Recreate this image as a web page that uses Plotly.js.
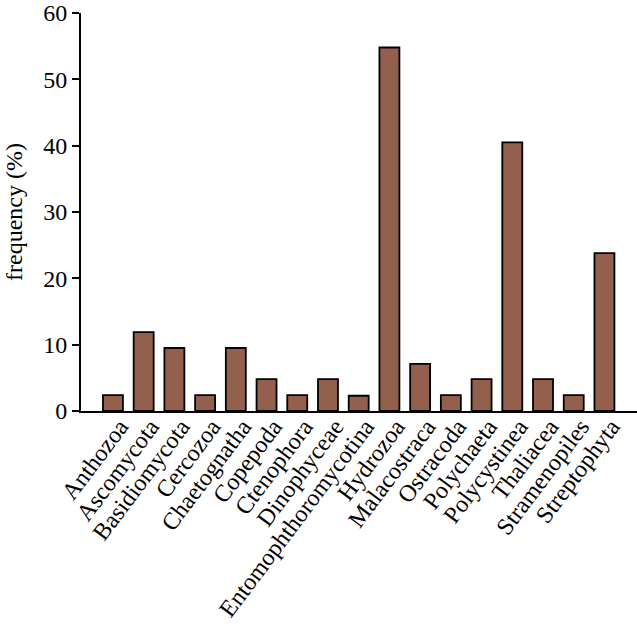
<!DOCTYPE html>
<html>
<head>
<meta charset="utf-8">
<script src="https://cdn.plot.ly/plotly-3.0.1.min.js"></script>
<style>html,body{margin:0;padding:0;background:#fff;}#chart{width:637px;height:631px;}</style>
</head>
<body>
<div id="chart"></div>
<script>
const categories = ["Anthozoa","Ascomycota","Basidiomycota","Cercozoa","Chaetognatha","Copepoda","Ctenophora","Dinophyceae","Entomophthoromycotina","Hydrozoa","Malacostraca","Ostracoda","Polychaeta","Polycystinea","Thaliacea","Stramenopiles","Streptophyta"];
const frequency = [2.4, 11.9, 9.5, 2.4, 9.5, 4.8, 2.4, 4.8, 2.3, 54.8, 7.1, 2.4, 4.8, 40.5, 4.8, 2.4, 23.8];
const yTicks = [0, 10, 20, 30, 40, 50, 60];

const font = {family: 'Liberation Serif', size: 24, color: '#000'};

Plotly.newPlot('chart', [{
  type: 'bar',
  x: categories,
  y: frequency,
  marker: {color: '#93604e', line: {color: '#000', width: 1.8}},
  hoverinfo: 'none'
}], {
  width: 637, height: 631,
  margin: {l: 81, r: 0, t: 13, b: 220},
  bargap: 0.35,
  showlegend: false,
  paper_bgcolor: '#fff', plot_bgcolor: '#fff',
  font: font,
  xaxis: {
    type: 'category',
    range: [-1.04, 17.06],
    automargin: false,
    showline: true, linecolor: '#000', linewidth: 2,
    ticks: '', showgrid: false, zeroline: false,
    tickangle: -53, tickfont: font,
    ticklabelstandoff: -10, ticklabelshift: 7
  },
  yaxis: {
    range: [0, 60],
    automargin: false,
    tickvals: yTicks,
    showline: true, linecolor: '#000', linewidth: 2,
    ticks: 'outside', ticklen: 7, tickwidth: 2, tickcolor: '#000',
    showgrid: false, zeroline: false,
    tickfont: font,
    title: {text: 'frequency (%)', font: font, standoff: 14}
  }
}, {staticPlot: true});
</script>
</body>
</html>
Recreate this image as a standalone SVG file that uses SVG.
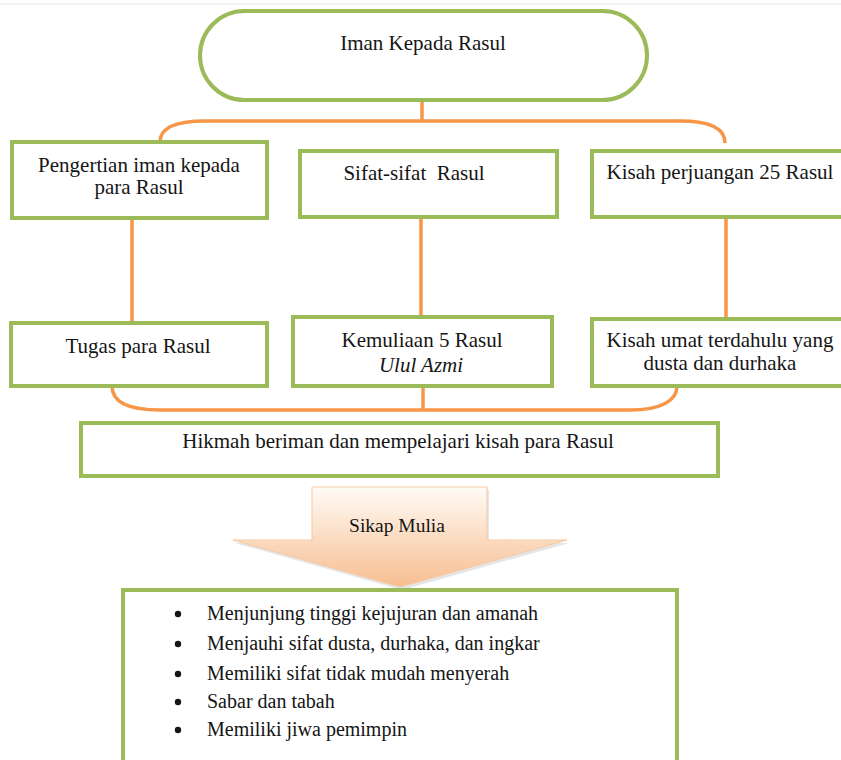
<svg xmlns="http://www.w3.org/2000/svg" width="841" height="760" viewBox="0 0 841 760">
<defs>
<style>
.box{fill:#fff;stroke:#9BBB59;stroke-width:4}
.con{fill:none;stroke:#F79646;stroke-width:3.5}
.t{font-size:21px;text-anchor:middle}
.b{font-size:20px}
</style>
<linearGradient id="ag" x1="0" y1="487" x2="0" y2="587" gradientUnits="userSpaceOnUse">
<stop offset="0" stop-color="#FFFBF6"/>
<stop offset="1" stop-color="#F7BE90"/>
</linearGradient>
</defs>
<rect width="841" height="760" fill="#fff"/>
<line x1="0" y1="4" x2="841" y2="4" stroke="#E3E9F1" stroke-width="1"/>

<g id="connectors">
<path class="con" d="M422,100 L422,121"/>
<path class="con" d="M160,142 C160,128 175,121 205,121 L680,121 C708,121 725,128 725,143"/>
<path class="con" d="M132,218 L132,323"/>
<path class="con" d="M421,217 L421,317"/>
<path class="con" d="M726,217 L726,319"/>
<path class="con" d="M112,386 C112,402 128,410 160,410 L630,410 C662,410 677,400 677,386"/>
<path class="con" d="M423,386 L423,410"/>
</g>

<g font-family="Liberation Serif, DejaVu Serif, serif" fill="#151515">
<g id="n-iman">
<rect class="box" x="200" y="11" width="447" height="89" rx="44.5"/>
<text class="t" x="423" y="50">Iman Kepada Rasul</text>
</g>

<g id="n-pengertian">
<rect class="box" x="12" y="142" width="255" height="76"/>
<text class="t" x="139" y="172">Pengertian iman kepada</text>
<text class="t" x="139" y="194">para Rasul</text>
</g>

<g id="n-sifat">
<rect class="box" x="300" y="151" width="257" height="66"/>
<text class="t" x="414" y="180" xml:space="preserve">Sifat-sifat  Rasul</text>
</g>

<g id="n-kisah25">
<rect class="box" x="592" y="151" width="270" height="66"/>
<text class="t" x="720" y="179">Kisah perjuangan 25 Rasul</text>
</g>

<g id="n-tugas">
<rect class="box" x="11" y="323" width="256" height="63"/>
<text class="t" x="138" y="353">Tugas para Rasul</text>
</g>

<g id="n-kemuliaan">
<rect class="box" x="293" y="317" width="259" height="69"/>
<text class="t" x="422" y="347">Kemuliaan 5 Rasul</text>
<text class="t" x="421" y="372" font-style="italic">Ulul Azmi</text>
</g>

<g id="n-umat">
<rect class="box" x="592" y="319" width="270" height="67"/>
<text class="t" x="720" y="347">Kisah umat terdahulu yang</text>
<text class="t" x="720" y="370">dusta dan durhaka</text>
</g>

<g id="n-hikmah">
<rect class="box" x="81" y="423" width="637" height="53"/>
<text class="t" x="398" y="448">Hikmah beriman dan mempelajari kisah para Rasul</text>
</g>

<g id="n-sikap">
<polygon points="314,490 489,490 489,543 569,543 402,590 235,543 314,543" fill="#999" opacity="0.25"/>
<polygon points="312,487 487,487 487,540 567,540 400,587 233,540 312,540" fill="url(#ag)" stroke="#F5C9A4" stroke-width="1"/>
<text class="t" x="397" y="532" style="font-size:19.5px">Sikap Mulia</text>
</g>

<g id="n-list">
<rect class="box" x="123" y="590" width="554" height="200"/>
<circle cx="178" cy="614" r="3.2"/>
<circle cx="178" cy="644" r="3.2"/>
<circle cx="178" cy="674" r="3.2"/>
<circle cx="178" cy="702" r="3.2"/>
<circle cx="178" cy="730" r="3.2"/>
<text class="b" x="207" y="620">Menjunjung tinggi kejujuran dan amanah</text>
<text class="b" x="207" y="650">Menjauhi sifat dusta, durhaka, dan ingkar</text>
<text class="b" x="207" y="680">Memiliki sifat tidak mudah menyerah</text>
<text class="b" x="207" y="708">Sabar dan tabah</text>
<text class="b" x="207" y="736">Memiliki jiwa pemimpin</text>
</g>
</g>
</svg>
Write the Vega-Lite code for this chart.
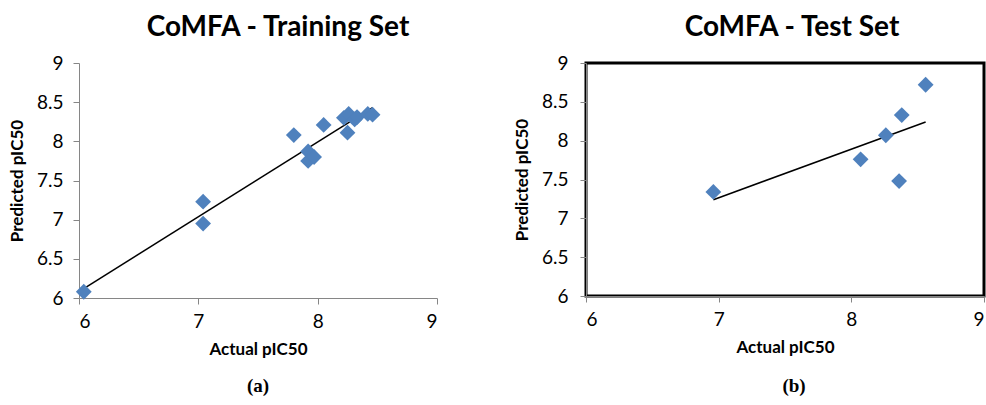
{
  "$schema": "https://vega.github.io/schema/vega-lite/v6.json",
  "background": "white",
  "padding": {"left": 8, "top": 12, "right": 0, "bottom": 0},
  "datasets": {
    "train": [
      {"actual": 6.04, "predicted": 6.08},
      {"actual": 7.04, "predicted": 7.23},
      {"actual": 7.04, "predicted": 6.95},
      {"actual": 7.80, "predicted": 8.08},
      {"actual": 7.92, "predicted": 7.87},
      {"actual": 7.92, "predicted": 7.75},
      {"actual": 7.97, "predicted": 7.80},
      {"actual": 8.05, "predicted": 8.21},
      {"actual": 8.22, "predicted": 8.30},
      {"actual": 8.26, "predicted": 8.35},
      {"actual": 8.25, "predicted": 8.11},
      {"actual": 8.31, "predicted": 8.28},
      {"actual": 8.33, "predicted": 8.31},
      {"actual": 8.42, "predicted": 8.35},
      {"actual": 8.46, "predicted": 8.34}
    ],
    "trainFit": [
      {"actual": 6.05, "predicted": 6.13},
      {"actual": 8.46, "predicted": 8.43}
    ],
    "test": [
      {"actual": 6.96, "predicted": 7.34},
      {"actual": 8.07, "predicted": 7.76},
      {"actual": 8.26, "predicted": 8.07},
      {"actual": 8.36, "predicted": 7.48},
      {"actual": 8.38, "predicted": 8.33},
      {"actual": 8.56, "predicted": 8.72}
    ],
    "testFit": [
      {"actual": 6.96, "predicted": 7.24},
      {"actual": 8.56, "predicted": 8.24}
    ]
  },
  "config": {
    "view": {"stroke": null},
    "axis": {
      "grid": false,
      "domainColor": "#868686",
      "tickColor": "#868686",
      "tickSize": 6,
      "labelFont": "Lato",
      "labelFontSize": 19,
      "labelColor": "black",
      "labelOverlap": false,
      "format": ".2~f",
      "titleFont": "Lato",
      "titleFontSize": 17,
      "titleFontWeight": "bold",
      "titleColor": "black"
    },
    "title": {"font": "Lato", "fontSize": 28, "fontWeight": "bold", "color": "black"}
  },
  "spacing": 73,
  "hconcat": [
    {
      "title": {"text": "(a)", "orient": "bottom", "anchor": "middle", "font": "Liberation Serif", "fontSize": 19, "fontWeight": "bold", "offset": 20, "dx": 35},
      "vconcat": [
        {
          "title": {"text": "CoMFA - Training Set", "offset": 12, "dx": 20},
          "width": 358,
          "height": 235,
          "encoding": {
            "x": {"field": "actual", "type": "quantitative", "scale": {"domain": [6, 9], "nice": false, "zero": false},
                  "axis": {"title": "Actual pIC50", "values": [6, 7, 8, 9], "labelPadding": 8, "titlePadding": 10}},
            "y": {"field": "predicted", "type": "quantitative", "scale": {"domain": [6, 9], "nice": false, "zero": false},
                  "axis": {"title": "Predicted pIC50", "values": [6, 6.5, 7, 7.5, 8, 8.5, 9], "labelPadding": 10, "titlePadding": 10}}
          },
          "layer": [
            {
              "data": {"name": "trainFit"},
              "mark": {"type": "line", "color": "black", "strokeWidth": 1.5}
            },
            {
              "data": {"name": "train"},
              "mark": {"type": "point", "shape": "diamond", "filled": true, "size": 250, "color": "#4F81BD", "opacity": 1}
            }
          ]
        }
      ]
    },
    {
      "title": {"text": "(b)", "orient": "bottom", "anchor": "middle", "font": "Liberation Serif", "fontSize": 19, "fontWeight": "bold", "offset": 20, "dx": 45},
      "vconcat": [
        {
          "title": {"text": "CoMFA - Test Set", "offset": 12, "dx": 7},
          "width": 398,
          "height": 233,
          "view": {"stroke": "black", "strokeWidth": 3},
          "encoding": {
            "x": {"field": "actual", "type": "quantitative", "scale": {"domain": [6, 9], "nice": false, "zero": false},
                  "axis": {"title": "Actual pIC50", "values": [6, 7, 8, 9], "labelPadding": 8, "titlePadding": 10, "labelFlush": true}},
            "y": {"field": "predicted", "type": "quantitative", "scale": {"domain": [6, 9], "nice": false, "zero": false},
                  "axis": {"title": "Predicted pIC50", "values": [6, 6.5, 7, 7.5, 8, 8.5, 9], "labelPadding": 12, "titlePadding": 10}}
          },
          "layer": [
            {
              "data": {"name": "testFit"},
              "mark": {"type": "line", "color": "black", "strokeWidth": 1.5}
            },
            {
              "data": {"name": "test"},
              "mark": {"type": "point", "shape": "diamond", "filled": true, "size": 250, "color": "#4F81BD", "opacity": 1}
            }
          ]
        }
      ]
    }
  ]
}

▶ _Given instruction_: Look through the listing above. Pick out each line with "that" and copy it.

▶ _Full answer_:
Recreate this image as a web page that uses Plotly.js.
Recreate this image as a standalone SVG file that uses SVG.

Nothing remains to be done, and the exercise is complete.